Task goal
Copy from the first line below down to and including the line with "from matplotlib.patches import Rectangle". Skip the pictures.
▼
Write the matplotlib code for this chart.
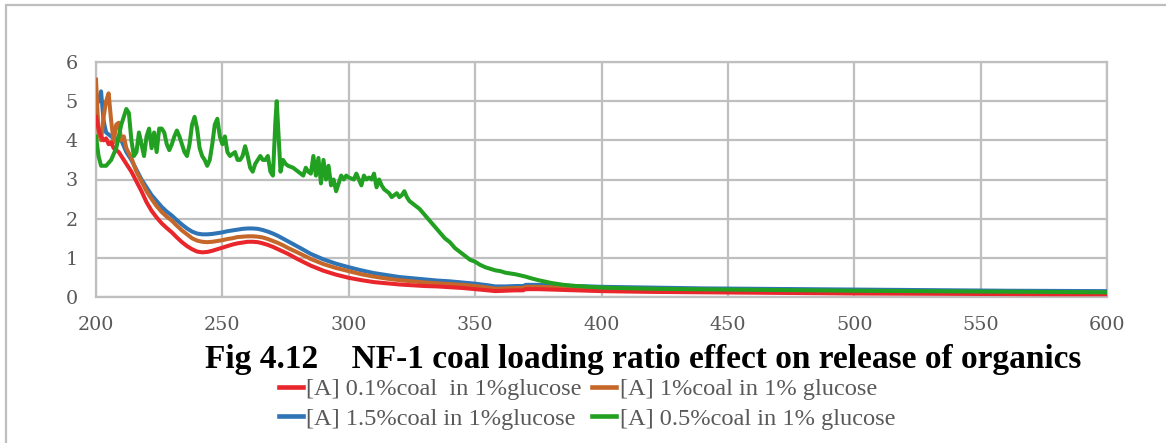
import matplotlib
matplotlib.use("Agg")
import matplotlib.pyplot as plt
from matplotlib.lines import Line2D
from matplotlib.patches import Rectangle

# Wavelength grid (nm) shared by the three smooth spectra
wl = [200, 201, 202, 203, 204, 205, 206, 207, 208, 209, 210, 211, 212, 214, 216,
      218, 220, 222, 224, 226, 228, 230, 232, 234, 236, 238, 240, 242, 244, 246,
      248, 250, 252, 254, 256, 258, 260, 262, 264, 266, 268, 270, 272, 274, 276,
      278, 280, 285, 290, 295, 300, 305, 310, 315, 320, 325, 330, 335, 340, 345,
      350, 355, 358, 362, 366, 369, 370, 375, 380, 390, 400, 420, 440, 460, 480,
      500, 520, 540, 560, 580, 600]

coal_01 = [4.6, 4.3, 4.1, 4.0, 4.05, 3.9, 3.95, 3.8, 3.75, 3.7, 3.6, 3.5, 3.4, 3.2, 2.95,
           2.7, 2.42, 2.2, 2.03, 1.88, 1.76, 1.65, 1.52, 1.4, 1.3, 1.22, 1.16, 1.14, 1.15, 1.18,
           1.22, 1.26, 1.3, 1.34, 1.37, 1.39, 1.41, 1.41, 1.4, 1.37, 1.33, 1.28, 1.22, 1.16, 1.1,
           1.03, 0.96, 0.8, 0.67, 0.57, 0.49, 0.43, 0.38, 0.35, 0.32, 0.3, 0.28, 0.27, 0.25, 0.23,
           0.2, 0.17, 0.15, 0.16, 0.17, 0.17, 0.2, 0.2, 0.19, 0.17, 0.15, 0.13, 0.12, 0.11, 0.1,
           0.09, 0.085, 0.08, 0.075, 0.07, 0.07]

coal_1 = [5.55, 4.2, 4.0, 4.6, 5.0, 5.2, 4.5, 3.95, 4.4, 4.45, 4.0, 4.1, 3.8, 3.55, 3.2,
          2.95, 2.7, 2.5, 2.32, 2.17, 2.05, 1.95, 1.82, 1.7, 1.6, 1.5, 1.44, 1.41, 1.4, 1.41,
          1.43, 1.45, 1.48, 1.5, 1.53, 1.54, 1.55, 1.55, 1.54, 1.52, 1.48, 1.43, 1.38, 1.32, 1.25,
          1.19, 1.13, 0.97, 0.84, 0.74, 0.66, 0.58, 0.52, 0.47, 0.43, 0.4, 0.37, 0.35, 0.33, 0.31,
          0.28, 0.24, 0.21, 0.22, 0.23, 0.23, 0.26, 0.26, 0.25, 0.23, 0.21, 0.19, 0.17, 0.16, 0.15,
          0.14, 0.13, 0.12, 0.115, 0.11, 0.11]

coal_15 = [4.9, 5.0, 5.25, 4.5, 4.2, 4.15, 4.1, 4.05, 4.05, 4.0, 4.0, 3.85, 3.7, 3.5, 3.25,
           3.0, 2.8, 2.6, 2.45, 2.3, 2.18, 2.08, 1.96, 1.85, 1.75, 1.67, 1.62, 1.6, 1.6, 1.61,
           1.63, 1.65, 1.68, 1.7, 1.72, 1.74, 1.75, 1.75, 1.74, 1.71, 1.67, 1.62, 1.56, 1.49, 1.42,
           1.35, 1.28, 1.1, 0.96, 0.85, 0.76, 0.68, 0.61, 0.56, 0.51, 0.48, 0.45, 0.42, 0.4, 0.37,
           0.34, 0.3, 0.27, 0.27, 0.28, 0.28, 0.31, 0.31, 0.3, 0.28, 0.26, 0.24, 0.22, 0.21, 0.2,
           0.19, 0.18, 0.17, 0.16, 0.155, 0.15]

# The 0.5% spectrum is noisy, so it has its own, denser wavelength list
wl_05 = [200, 201, 202, 204, 206, 208, 210, 212, 213, 214, 215, 216, 217, 218, 219,
         220, 221, 222, 223, 224, 225, 226, 227, 228, 229, 230, 231, 232, 233, 234,
         235, 236, 237, 238, 239, 240, 241, 242, 243, 244, 245, 246, 247, 248, 249,
         250, 251, 252, 253, 254, 255, 256, 257, 258, 259, 260, 261, 262, 263, 264,
         265, 266, 267, 268, 269, 270, 271, 271.5, 272, 273, 274, 275, 276, 278, 280,
         282, 283, 284, 285, 286, 287, 288, 289, 290, 291, 292, 293, 294, 295, 296,
         297, 298, 299, 300, 302, 303, 304, 305, 306, 307, 308, 309, 310, 311, 312,
         313, 314, 315, 316, 317, 318, 319, 320, 321, 322, 323, 324, 326, 328, 330,
         332, 334, 336, 338, 340, 342, 344, 346, 348, 350, 352, 354, 356, 358, 360,
         362, 364, 366, 368, 370, 372, 375, 380, 385, 390, 395, 400, 420, 450, 500,
         550, 600]

coal_05 = [4.1, 3.6, 3.35, 3.35, 3.5, 3.8, 4.4, 4.8, 4.7, 4.0, 3.6, 3.7, 4.2, 3.9, 3.6,
           4.1, 4.3, 3.8, 4.2, 3.7, 4.3, 4.3, 4.2, 3.9, 3.75, 3.9, 4.1, 4.25, 4.1, 3.9,
           3.7, 3.6, 3.9, 4.4, 4.6, 4.3, 3.8, 3.6, 3.5, 3.35, 3.5, 3.9, 4.4, 4.55, 4.1,
           3.9, 4.1, 3.7, 3.6, 3.65, 3.7, 3.5, 3.5, 3.6, 3.85, 3.6, 3.3, 3.2, 3.4, 3.5,
           3.6, 3.5, 3.5, 3.6, 3.2, 3.1, 4.5, 5.0, 4.4, 3.2, 3.5, 3.4, 3.35, 3.3, 3.2,
           3.1, 3.3, 3.2, 3.15, 3.6, 3.1, 3.55, 2.9, 3.5, 3.0, 3.35, 2.85, 3.0, 2.7, 2.9,
           3.1, 3.0, 3.1, 3.05, 3.0, 3.15, 3.0, 2.85, 3.1, 3.0, 3.05, 3.0, 3.15, 2.8, 3.0,
           2.85, 2.75, 2.7, 2.65, 2.55, 2.6, 2.65, 2.55, 2.6, 2.7, 2.55, 2.45, 2.35, 2.25, 2.1,
           1.95, 1.8, 1.65, 1.5, 1.4, 1.25, 1.15, 1.05, 0.95, 0.9, 0.82, 0.76, 0.72, 0.68, 0.66,
           0.62, 0.6, 0.58, 0.55, 0.52, 0.48, 0.43, 0.36, 0.31, 0.28, 0.26, 0.24, 0.21, 0.19, 0.16,
           0.14, 0.12]

labels = ["[A] 0.1%coal  in 1%glucose", "[A] 1%coal in 1% glucose",
          "[A] 1.5%coal in 1%glucose", "[A] 0.5%coal in 1% glucose"]
colors = ["#E8262B", "#C6672A", "#2F74B5", "#22A022"]

x_ticks = [200, 250, 300, 350, 400, 450, 500, 550, 600]
y_ticks = [0, 1, 2, 3, 4, 5, 6]

title = "Fig 4.12    NF-1 coal loading ratio effect on release of organics"

W, H = 1166, 443
fig = plt.figure(figsize=(W / 100, H / 100), dpi=100)
fig.patch.set_facecolor("white")

# Chart-area frame (only top and left edges fall inside the canvas)
fig.patches.append(Rectangle((6 / W, -0.1), 1.2, 1 - 5 / H + 0.1,
                             transform=fig.transFigure, fill=False,
                             edgecolor="#BEBEBE", linewidth=1.6))

ax = fig.add_axes([96 / W, 1 - 297 / H, (1107 - 96) / W, (297 - 62) / H])
grid_c = "#BFBFBF"
lw = 2.9
ax.plot(wl, coal_15, color=colors[2], lw=lw, solid_joinstyle="round", zorder=3)
ax.plot(wl, coal_1, color=colors[1], lw=lw, solid_joinstyle="round", zorder=4)
ax.plot(wl, coal_01, color=colors[0], lw=lw, solid_joinstyle="round", zorder=5)
ax.plot(wl_05, coal_05, color=colors[3], lw=lw, solid_joinstyle="round", zorder=6)

ax.set_xlim(200, 600)
ax.set_ylim(0, 6)
ax.set_xticks(x_ticks)
ax.set_yticks(y_ticks)
ax.grid(True, color=grid_c, linewidth=1.6)
ax.set_axisbelow(True)
for s in ax.spines.values():
    s.set_color(grid_c)
    s.set_linewidth(1.6)
ax.tick_params(length=0, labelsize=13.8, labelcolor="#595959")
ax.tick_params(axis="x", pad=14)
ax.tick_params(axis="y", pad=13)
for t in ax.get_xticklabels() + ax.get_yticklabels():
    t.set_family("DejaVu Serif")

fig.text(643 / W, 1 - 368 / H, title, ha="center", va="baseline",
         family="Liberation Serif", weight="bold", fontsize=24, color="black")

# Legend: two aligned columns, filled column-wise (red/blue, then orange/green)
order = [0, 2, 1, 3]
handles = [Line2D([], [], color=colors[i], lw=3.3) for i in order]
fig.legend(handles, [labels[i] for i in order], ncol=2, frameon=False,
           loc="upper left", bbox_to_anchor=(279 / W, 1 - 378 / H),
           prop={"family": "Liberation Serif", "size": 17.6},
           labelcolor="#595959", handlelength=0.98, handletextpad=0.14,
           columnspacing=0.42, labelspacing=0.3, borderaxespad=0, borderpad=0)

fig.savefig("out.png", dpi=100, facecolor="white")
▲
Full response
Write the matplotlib code for this chart.
import matplotlib
matplotlib.use("Agg")
import matplotlib.pyplot as plt
from matplotlib.lines import Line2D
from matplotlib.patches import Rectangle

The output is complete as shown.